• **EXERCISE INSTRUCTIONS**
Leave out the pictures and set down exactly the lines from the start of the listing through the one with "const kkColors = ['#4f81bd', '#c0504d', '#9bbb59'];", both included.
--- START OF COLLECTED DATA ---
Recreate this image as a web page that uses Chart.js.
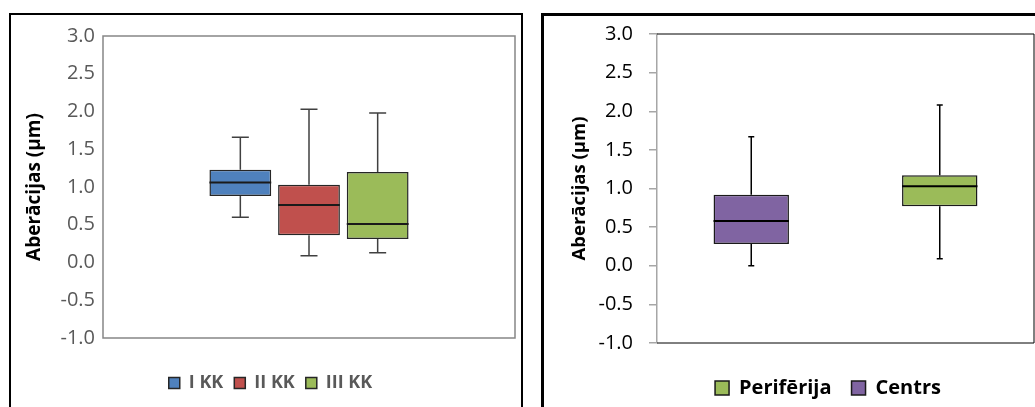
<!DOCTYPE html>
<html>
<head>
<meta charset="utf-8">
<script src="https://cdn.jsdelivr.net/npm/chart.js@4.4.1/dist/chart.umd.min.js"></script>
<style>
  body { margin: 0; background: #fff; width: 1035px; height: 407px; overflow: hidden; position: relative; }
  .panel { position: absolute; box-sizing: border-box; border: 2px solid #000; background: #fff; }
  #panelLeft { left: 9px; top: 13px; width: 514px; height: 420px; }
  #panelRight { left: 541px; top: 13px; width: 520px; height: 420px; border-width: 3px; }
  .wrap { position: absolute; }
  #wrapLeft { left: 12px; top: 16px; width: 508px; height: 400px; }
  #wrapRight { left: 544px; top: 16px; width: 491px; height: 400px; }
</style>
</head>
<body>
<div class="panel" id="panelLeft"></div>
<div class="panel" id="panelRight"></div>
<div class="wrap" id="wrapLeft"><canvas id="kkChart" width="508" height="400"></canvas></div>
<div class="wrap" id="wrapRight"><canvas id="zoneChart" width="491" height="400"></canvas></div>
<script>
// left chart: three groups
const kkLabels = ['I KK', 'II KK', 'III KK'];
const kkMin = [0.60, 0.09, 0.13];
const kkQ1 = [0.88, 0.36, 0.31];
const kkMedian = [1.06, 0.76, 0.51];
const kkQ3 = [1.23, 1.03, 1.20];
const kkMax = [1.66, 2.03, 1.98];
const kkColors = ['#4f81bd', '#c0504d', '#9bbb59'];

// right chart: periphery vs centre (Centrs sits in the first slot)
const zoneLabels = ['Perifērija', 'Centrs'];
const zoneSlot = [1, 0];
const zoneMin = [0.09, 0.00];
const zoneQ1 = [0.77, 0.28];
const zoneMedian = [1.03, 0.58];
const zoneQ3 = [1.17, 0.92];
const zoneMax = [2.08, 1.67];
const zoneColors = ['#9bbb59', '#8064a2'];

const yTicks = [-1.0, -0.5, 0.0, 0.5, 1.0, 1.5, 2.0, 2.5, 3.0];
const yTitle = 'Aberācijas (µm)';
const fontFamily = "'Open Sans', 'Noto Sans', sans-serif";

// whiskers + median line for every floating bar
const boxWhiskers = {
    id: 'boxWhiskers',
    afterDatasetsDraw(chart, args, opts) {
        const ctx = chart.ctx;
        const yScale = chart.scales.y;
        chart.data.datasets.forEach((ds, di) => {
            const meta = chart.getDatasetMeta(di);
            meta.data.forEach((bar, i) => {
                const s = ds.stats[i];
                if (!s) return;
                const x = bar.x;
                const half = bar.width / 2;
                const yQ1 = yScale.getPixelForValue(ds.data[i][0]);
                const yQ3 = yScale.getPixelForValue(ds.data[i][1]);
                const yMin = yScale.getPixelForValue(s.min);
                const yMax = yScale.getPixelForValue(s.max);
                const yMed = yScale.getPixelForValue(s.median);
                ctx.save();
                ctx.strokeStyle = opts.color;
                ctx.lineWidth = opts.lineWidth;
                ctx.beginPath();
                ctx.moveTo(x, yQ3); ctx.lineTo(x, yMax);
                ctx.moveTo(x, yQ1); ctx.lineTo(x, yMin);
                ctx.moveTo(x - opts.cap / 2, yMax); ctx.lineTo(x + opts.cap / 2, yMax);
                ctx.moveTo(x - opts.cap / 2, yMin); ctx.lineTo(x + opts.cap / 2, yMin);
                ctx.stroke();
                ctx.strokeStyle = opts.medianColor;
                ctx.lineWidth = opts.medianWidth;
                ctx.beginPath();
                ctx.moveTo(x - half, yMed); ctx.lineTo(x + half, yMed);
                ctx.stroke();
                ctx.restore();
            });
        });
    }
};

// frame round the plot area
const plotFrame = {
    id: 'plotFrame',
    beforeDatasetsDraw(chart, args, opts) {
        const {ctx, chartArea: a} = chart;
        ctx.save();
        ctx.strokeStyle = opts.color;
        ctx.lineWidth = opts.lineWidth;
        ctx.beginPath();
        if (opts.full) {
            ctx.rect(a.left, a.top, a.right - a.left, a.bottom - a.top);
        } else {
            ctx.moveTo(a.left, a.top); ctx.lineTo(a.right, a.top);
            ctx.lineTo(a.right, a.bottom); ctx.lineTo(a.left, a.bottom);
        }
        ctx.stroke();
        ctx.restore();
    }
};

// nudge the legend sideways (the original is not centred on the canvas)
const legendShift = {
    id: 'legendShift',
    afterLayout(chart, args, opts) {
        const lg = chart.legend;
        if (lg && opts.dx) {
            lg.left += opts.dx;
            lg.right += opts.dx;
        }
    }
};

function yAxis(color, size, width, drawTicks, titlePad, titleSize, titleColor, tickPad) {
    return {
        min: -1, max: 3,
        afterBuildTicks: (s) => { s.ticks = yTicks.map(v => ({value: v})); },
        afterFit: (s) => { s.width = width; s.paddingTop = 0; s.paddingBottom = 0; },
        ticks: {
            color: color, padding: tickPad,
            font: {family: fontFamily, size: size},
            callback: (v) => Number(v).toFixed(1)
        },
        grid: {drawOnChartArea: false, drawTicks: drawTicks, tickLength: 8, color: '#a6a6a6', lineWidth: 1.5},
        border: {display: drawTicks, color: '#a6a6a6', width: 1.5},
        title: {
            display: true, text: yTitle, color: titleColor,
            padding: {top: titlePad, bottom: 0},
            font: {family: fontFamily, size: titleSize, weight: 'bold'}
        }
    };
}

function hiddenX(height) {
    return {
        type: 'category',
        ticks: {display: false},
        grid: {display: false},
        border: {display: false},
        afterFit: (s) => { s.height = height; }
    };
}

new Chart(document.getElementById('kkChart'), {
    type: 'bar',
    data: {
        labels: [''],
        datasets: kkLabels.map((name, i) => ({
            label: name,
            data: [[kkQ1[i], kkQ3[i]]],
            stats: [{min: kkMin[i], median: kkMedian[i], max: kkMax[i]}],
            backgroundColor: kkColors[i],
            borderColor: '#262626',
            borderWidth: 1.5,
            borderSkipped: false
        }))
    },
    options: {
        responsive: false,
        animation: false,
        categoryPercentage: 0.5,
        barPercentage: 0.9,
        layout: {padding: {left: 14, right: 5, top: 20, bottom: 14}},
        scales: {
            x: hiddenX(25),
            y: yAxis('#595959', 20, 77, false, -3, 19, '#000', 8)
        },
        plugins: {
            legend: {
                position: 'bottom',
                labels: {
                    color: '#595959', boxWidth: 11, boxHeight: 11, padding: 11,
                    font: {family: fontFamily, size: 18, weight: 'bold'}
                }
            },
            tooltip: {enabled: false},
            boxWhiskers: {color: '#404040', lineWidth: 1.5, cap: 17, medianColor: '#1a1a1a', medianWidth: 2},
            plotFrame: {color: '#868686', lineWidth: 1.5, full: true}
        }
    },
    plugins: [plotFrame, boxWhiskers]
});

new Chart(document.getElementById('zoneChart'), {
    type: 'bar',
    data: {
        labels: ['', ''],
        datasets: zoneLabels.map((name, i) => {
            const data = [null, null];
            const stats = [null, null];
            data[zoneSlot[i]] = [zoneQ1[i], zoneQ3[i]];
            stats[zoneSlot[i]] = {min: zoneMin[i], median: zoneMedian[i], max: zoneMax[i]};
            return {
                label: name,
                data: data,
                stats: stats,
                grouped: false,
                backgroundColor: zoneColors[i],
                borderColor: '#1a1a1a',
                borderWidth: 1.5,
                borderSkipped: false
            };
        })
    },
    options: {
        responsive: false,
        animation: false,
        categoryPercentage: 0.8,
        barPercentage: 0.5,
        layout: {padding: {left: 0, right: 1, top: 18, bottom: 8}},
        scales: {
            x: hiddenX(15),
            y: yAxis('#000', 20, 113, true, 25, 18.5, '#000', 16)
        },
        plugins: {
            legend: {
                position: 'bottom',
                labels: {
                    color: '#000', boxWidth: 14, boxHeight: 14, padding: 20,
                    font: {family: fontFamily, size: 20, weight: 'bold'}
                }
            },
            tooltip: {enabled: false},
            legendShift: {dx: 39},
            boxWhiskers: {color: '#000', lineWidth: 1.5, cap: 6, medianColor: '#000', medianWidth: 2},
            plotFrame: {color: '#000', lineWidth: 1, full: false}
        }
    },
    plugins: [plotFrame, boxWhiskers, legendShift]
});
</script>
</body>
</html>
--- END OF COLLECTED DATA ---
• **ANSWER TO THIS TASK**
Recreate this image as a web page that uses Chart.js.
<!DOCTYPE html>
<html>
<head>
<meta charset="utf-8">
<script src="https://cdn.jsdelivr.net/npm/chart.js@4.4.1/dist/chart.umd.min.js"></script>
<style>
  body { margin: 0; background: #fff; width: 1035px; height: 407px; overflow: hidden; position: relative; }
  .panel { position: absolute; box-sizing: border-box; border: 2px solid #000; background: #fff; }
  #panelLeft { left: 9px; top: 13px; width: 514px; height: 420px; }
  #panelRight { left: 541px; top: 13px; width: 520px; height: 420px; border-width: 3px; }
  .wrap { position: absolute; }
  #wrapLeft { left: 12px; top: 16px; width: 508px; height: 400px; }
  #wrapRight { left: 544px; top: 16px; width: 491px; height: 400px; }
</style>
</head>
<body>
<div class="panel" id="panelLeft"></div>
<div class="panel" id="panelRight"></div>
<div class="wrap" id="wrapLeft"><canvas id="kkChart" width="508" height="400"></canvas></div>
<div class="wrap" id="wrapRight"><canvas id="zoneChart" width="491" height="400"></canvas></div>
<script>
// left chart: three groups
const kkLabels = ['I KK', 'II KK', 'III KK'];
const kkMin = [0.60, 0.09, 0.13];
const kkQ1 = [0.88, 0.36, 0.31];
const kkMedian = [1.06, 0.76, 0.51];
const kkQ3 = [1.23, 1.03, 1.20];
const kkMax = [1.66, 2.03, 1.98];
const kkColors = ['#4f81bd', '#c0504d', '#9bbb59'];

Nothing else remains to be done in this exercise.